Researchers are even trying to understand the role of happiness in public health. With a well-established connection between stress and health, harnessing what we know about happiness could potentially reduce disease and sickness across populations.
But how can individuals harness optimism for their health? Happiness is complicated by circumstance and inequity. Any advice to “just be happier" can feel shallow and unhelpful, especially for people dealing with things like adversity, grief, injustice and chronic pain.
It's really about working to improve your outlook, says Laura Kubzansky, a professor at Harvard T.H. Chan School of Public Health, and one of the authors of the JAMA cardiology study. In the same way that you would take steps to reduce cholesterol, you can take steps to reduce pessimism — which is to say, increase optimism.
In other words, try to think of happiness as a skill to cultivate, rather than a set way of being.
Here are a few ways to build the skill of happiness:
Focus on your connections
Having a supportive network of family and friends has always been one of the keys to happiness. But COVID-19 has changed the way we connect with people, and impacted heavily socializing, family gatherings and the things we do for entertainment.
It's even more important now to nourish your most meaningful connections, whether it's one or two key relationships or a group that brings you joy. Budget time, even in a busy schedule, to connect with others in ways that are more than just surface, small talk or obligatory Zoom calls.
Get physical activity
If you can find an activity you enjoy, you are more likely to stick with it. But even if the activity itself doesn't bring immediate enjoyment — huffing away on an exercise bike isn't necessarily fun — focus on how you enjoy the benefits, such as feeling more alert.
Find meaning in what you do
A happy life and a meaningful life aren't necessarily the same, and researchers have worked to tease out the difference. One thing they've found is that happiness tends to be linked to what others give to you, whereas meaning comes from giving to other people.

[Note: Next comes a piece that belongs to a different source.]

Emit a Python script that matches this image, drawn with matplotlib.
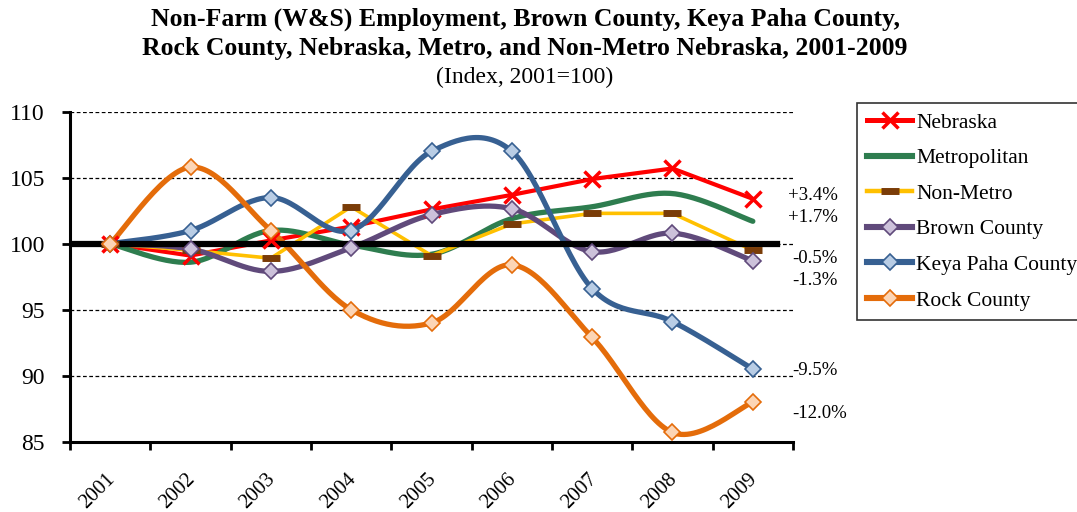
import matplotlib
matplotlib.use("Agg")
import matplotlib.pyplot as plt
import matplotlib.transforms as mtransforms
from matplotlib.lines import Line2D
import numpy as np

plt.rcParams['font.family'] = ['Liberation Serif', 'DejaVu Serif']

years = ['2001', '2002', '2003', '2004', '2005', '2006', '2007', '2008', '2009']
nebraska = [100, 99.1, 100.25, 101.3, 102.6, 103.7, 104.9, 105.7, 103.4]
metro = [100, 98.6, 101.0, 99.9, 99.2, 101.9, 102.8, 103.8, 101.7]
nonmetro = [100, 99.5, 98.9, 102.8, 99.1, 101.5, 102.3, 102.3, 99.5]
brown = [100, 99.6, 97.9, 99.7, 102.2, 102.65, 99.4, 100.8, 98.7]
keya = [100, 101.0, 103.5, 101.0, 107.0, 107.0, 96.6, 94.1, 90.5]
rock = [100, 105.8, 101.0, 95.0, 94.0, 98.4, 92.9, 85.7, 88.0]

end_labels = ['+3.4%', '+1.7%', '-0.5%', '-1.3%', '-9.5%', '-12.0%']
end_label_y = [103.65, 101.95, 98.85, 97.25, 90.4, 87.1]


def smooth(y, n=30):
    # excel-like smoothed line (catmull-rom as cubic bezier)
    y = np.asarray(y, float)
    x = np.arange(len(y), dtype=float)
    px = np.concatenate([[x[0]], x, [x[-1]]])
    py = np.concatenate([[y[0]], y, [y[-1]]])
    xs, ys = [], []
    t = np.linspace(0, 1, n)
    for i in range(len(y) - 1):
        p0 = np.array([px[i], py[i]])
        p1 = np.array([px[i + 1], py[i + 1]])
        p2 = np.array([px[i + 2], py[i + 2]])
        p3 = np.array([px[i + 3], py[i + 3]])
        c1 = p1 + (p2 - p0) / 6
        c2 = p2 - (p3 - p1) / 6
        pts = ((1 - t) ** 3)[:, None] * p1 + (3 * (1 - t) ** 2 * t)[:, None] * c1 \
            + (3 * (1 - t) * t ** 2)[:, None] * c2 + (t ** 3)[:, None] * p2
        xs.extend(pts[:, 0])
        ys.extend(pts[:, 1])
    return np.array(xs), np.array(ys)


fig = plt.figure(figsize=(10.77, 5.12), dpi=100)
ax = fig.add_axes([0.065, 0.1373, 0.6713, 0.6445])
x = np.arange(len(years))

series = [
    # name, data, line color, lw, smoothed, marker, ms, mfc, mec, mew
    ('Nebraska', nebraska, '#FF0000', 3.0, False, 'x', 12, '#FF0000', '#FF0000', 2.5),
    ('Metropolitan', metro, '#2E7D4F', 3.8, True, 'None', 0, 'none', 'none', 0),
    ('Non-Metro', nonmetro, '#FFC000', 2.6, False, '_', 13, '#7A3C08', '#7A3C08', 5),
    ('Brown County', brown, '#604A7B', 3.8, True, 'D', 8, '#CCC1DA', '#604A7B', 1.2),
    ('Keya Paha County', keya, '#376092', 3.8, True, 'D', 8, '#B9CDE5', '#376092', 1.2),
    ('Rock County', rock, '#E46C0A', 3.8, True, 'D', 8, '#FCD5B5', '#E46C0A', 1.2),
]

handles = []
for i, (name, vals, col, lw, sm, mk, ms, mfc, mec, mew) in enumerate(series):
    if sm:
        sx, sy = smooth(vals)
    else:
        sx, sy = x, vals
    ax.plot(sx, sy, color=col, lw=lw, solid_capstyle='round', zorder=3 + i * 0.1)
    if mk != 'None':
        ax.plot(x, vals, linestyle='none', marker=mk, ms=ms, mfc=mfc, mec=mec, mew=mew, zorder=5 + i * 0.1)
    handles.append(Line2D([], [], color=col, lw=lw + 0.6, marker=mk, ms=ms, mfc=mfc, mec=mec, mew=mew))

ax.axhline(100, xmin=0.005, xmax=0.978, color='black', lw=4.5, zorder=4)

ax.set_xlim(-0.5, len(years) - 0.5)
ax.set_ylim(85, 110)
ax.set_yticks([85, 90, 95, 100, 105, 110])
ax.yaxis.grid(True, linestyle=(0, (3, 2)), color='black', lw=0.9)
ax.set_axisbelow(True)
ax.set_xticks(x)
ax.set_xticklabels(years, rotation=45, ha='right', rotation_mode='anchor', fontsize=15)
ax.set_xticks(np.arange(len(years) + 1) - 0.5, minor=True)
ax.tick_params(axis='x', which='major', length=0, pad=20)
ax.tick_params(axis='x', which='minor', length=6, width=2, direction='out')
ax.tick_params(axis='y', length=6, width=2, direction='out', labelsize=17, pad=12)
shift = mtransforms.ScaledTranslation(-5 / 100, 0, fig.dpi_scale_trans)
for lbl in ax.get_xticklabels():
    lbl.set_transform(lbl.get_transform() + shift)
for s in ['top', 'right']:
    ax.spines[s].set_visible(False)
for s in ['left', 'bottom']:
    ax.spines[s].set_linewidth(2.2)

for lab, yv in zip(end_labels, end_label_y):
    ax.text(8.44 if lab.startswith('+') else 8.49, yv, lab, fontsize=13.5, va='center', ha='left', clip_on=False)

leg = fig.legend(handles, [s[0] for s in series], loc='upper left', bbox_to_anchor=(0.796, 0.799), fontsize=15.5,
                 handlelength=2.1, labelspacing=0.72, handletextpad=0.2, borderpad=0.45, frameon=True, fancybox=False,
                 borderaxespad=0)
leg.get_frame().set_edgecolor('black')
leg.get_frame().set_linewidth(1.2)

fig.text(0.4875, 0.962, 'Non-Farm (W&S) Employment, Brown County, Keya Paha County,', ha='center', va='center',
         fontsize=18.5, fontweight='bold')
fig.text(0.4875, 0.906, 'Rock County, Nebraska, Metro, and Non-Metro Nebraska, 2001-2009', ha='center', va='center',
         fontsize=18.5, fontweight='bold')
fig.text(0.4875, 0.848, '(Index, 2001=100)', ha='center', va='center', fontsize=17)

fig.savefig('out.png', dpi=100)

For example, taking care of children may not bring happiness (at least immediately), but it often brings meaning. What is clear is that meaning brings life satisfaction, and provides a well to draw from during darker times.
Many happiness researchers focus on gratitude as a means of increasing feelings of well-being. One study had people write and then deliver (by hand) a letter of gratitude to someone who did an act of kindness, but hadn't been thanked properly. Compared to a group who wrote about early memories, the letter-writing group showed a big increase in happiness scores.
Written, verbal or even just mental thank yous are a simple way to practice gratitude. Other people cultivate gratitude by keeping a gratitude journal. Write down one thing each day you are grateful for, or note a gift you received that day (even if the gift was simply a smile).